K&R 2nd edition added an Appendix B which addresses the standard library, where we can read
External identifiers that begin with an underscore are reserved for use by the library, as are all other identifiers that begin with an underscore and an upper-case letter or another underscore.
Early ANSI C drafts, as well as "C90" ISO 9899:1990, has the same text as in the current ISO standard.
The earliest C++ drafts however, has a different text, as noted by @hvd, possibly a clarification of the C standard. From DRAFT: 20 September 1994:
17.3.3.1.2 Global names
...
Each name that begins with an underscore and either an uppercase letter or another underscore (2.8) is reserved to the implementation for any use
So apparently the wording "reserved for any use" was invented by the ANSI/ISO C90 committee, whereas the C++ committee some years later used a clearer wording, similar to the that in the pre-standard K&R book.

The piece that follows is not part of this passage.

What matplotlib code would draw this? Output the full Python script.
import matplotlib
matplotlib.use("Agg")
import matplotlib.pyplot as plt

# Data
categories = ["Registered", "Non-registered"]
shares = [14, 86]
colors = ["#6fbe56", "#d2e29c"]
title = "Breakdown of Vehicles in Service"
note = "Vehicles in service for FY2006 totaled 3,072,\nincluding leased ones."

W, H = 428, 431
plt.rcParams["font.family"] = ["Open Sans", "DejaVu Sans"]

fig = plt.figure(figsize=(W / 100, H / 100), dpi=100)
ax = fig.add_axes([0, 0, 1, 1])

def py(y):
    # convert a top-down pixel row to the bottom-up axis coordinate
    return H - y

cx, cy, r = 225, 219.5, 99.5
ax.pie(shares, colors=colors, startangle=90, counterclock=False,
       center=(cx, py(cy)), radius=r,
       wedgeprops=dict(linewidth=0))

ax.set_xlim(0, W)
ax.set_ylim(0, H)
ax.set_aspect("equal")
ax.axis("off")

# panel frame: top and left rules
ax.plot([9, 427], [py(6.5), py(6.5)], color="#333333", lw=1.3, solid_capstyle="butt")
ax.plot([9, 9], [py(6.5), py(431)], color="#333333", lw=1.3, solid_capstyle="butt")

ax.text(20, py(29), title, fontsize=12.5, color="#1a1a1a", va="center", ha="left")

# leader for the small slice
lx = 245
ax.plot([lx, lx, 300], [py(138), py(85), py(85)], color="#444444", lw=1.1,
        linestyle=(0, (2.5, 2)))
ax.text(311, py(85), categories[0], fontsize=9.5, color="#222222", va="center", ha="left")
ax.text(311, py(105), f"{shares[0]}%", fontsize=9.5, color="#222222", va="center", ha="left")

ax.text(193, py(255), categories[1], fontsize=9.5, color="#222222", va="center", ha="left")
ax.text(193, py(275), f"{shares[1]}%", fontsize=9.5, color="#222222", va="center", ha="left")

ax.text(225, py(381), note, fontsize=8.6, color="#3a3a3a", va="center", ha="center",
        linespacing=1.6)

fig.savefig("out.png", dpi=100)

The C99 rationale V5.10 says this below 7.1.3:
Also reserved for the implementor are all external identifiers beginning with an underscore, and all other identifiers beginning with an underscore followed by a capital letter or an underscore. This gives a name space for writing the numerous behind-the-scenes non-external macros and functions a library needs to do its job properly.
This makes the committee's intention quite clear: "reserved for any use" means "reserved for the implementor".
Also of note, the current C standard has the following normative text elsewhere, in 6.2.5:
There may also be implementation-defined extended signed integer types. 38)
where the informative foot note 38 says:
38) Implementation-defined keywords shall have the form of an identifier reserved for any use as described in 7.1.3.